The speedometer, fuel gauge, and fuel economy indicators are all at the top of the instrument panel and positioned away from the driver at the base of the steeply banked windshield. This makes these readouts easy to see without taking your eyes off the road. The tachometer, which to me seems less useful in cars with an automatic transmission, is lower and closer.
The radio in cars without the optional navigation system is unique, but easy to operate. In cars with the optional navigation system that was on our Natural Gas model, some audio functions require use of the touch screen panel, which can be distracting.
I thought the HF performance was lively; the Natural Gas seemed just OK. Both cars had an unusual steering feel.
Each model also had an Eco Mode that could be accessed with the simple push of a button. It changes the way the transmission shifts, the feel of the accelerator pedal and how the air conditioning works, all in the interest of better fuel economy.

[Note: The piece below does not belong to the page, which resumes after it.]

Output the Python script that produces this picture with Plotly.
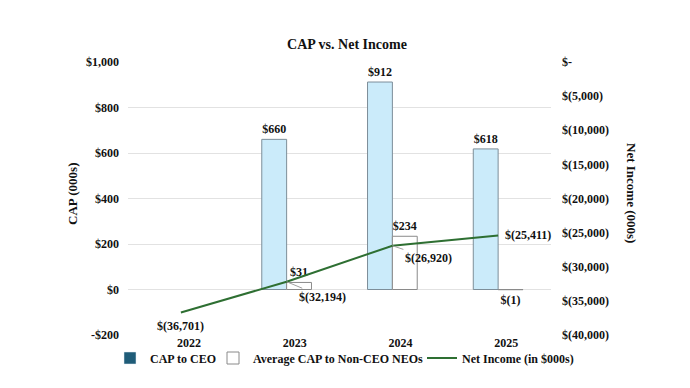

That, and the changing color lights on either side of the speedometer, served as a constant reminder to drive more efficiently.
I found these Civics comfortable and am not bothered by the hard plastic surfaces that dominate the interior. The seats are good for shorter and taller drivers. Both cars had manual seat height adjustments for the driver that were easy to use. The steering wheel was also adjustable for height and the distance from the driver.
There are two problems with the Civic Natural Gas: There aren’t that many stations where you can refuel and half the trunk is devoted to the fuel tank. I could barely squeeze in a week’s worth of groceries.
These Hondas proved to be fun to drive on the open road. They didn’t have a lot of extra power, but the handling was very responsive. Making each trip even more fun was the knowledge that few non-hybrids equal these cars’ real-world fuel economy.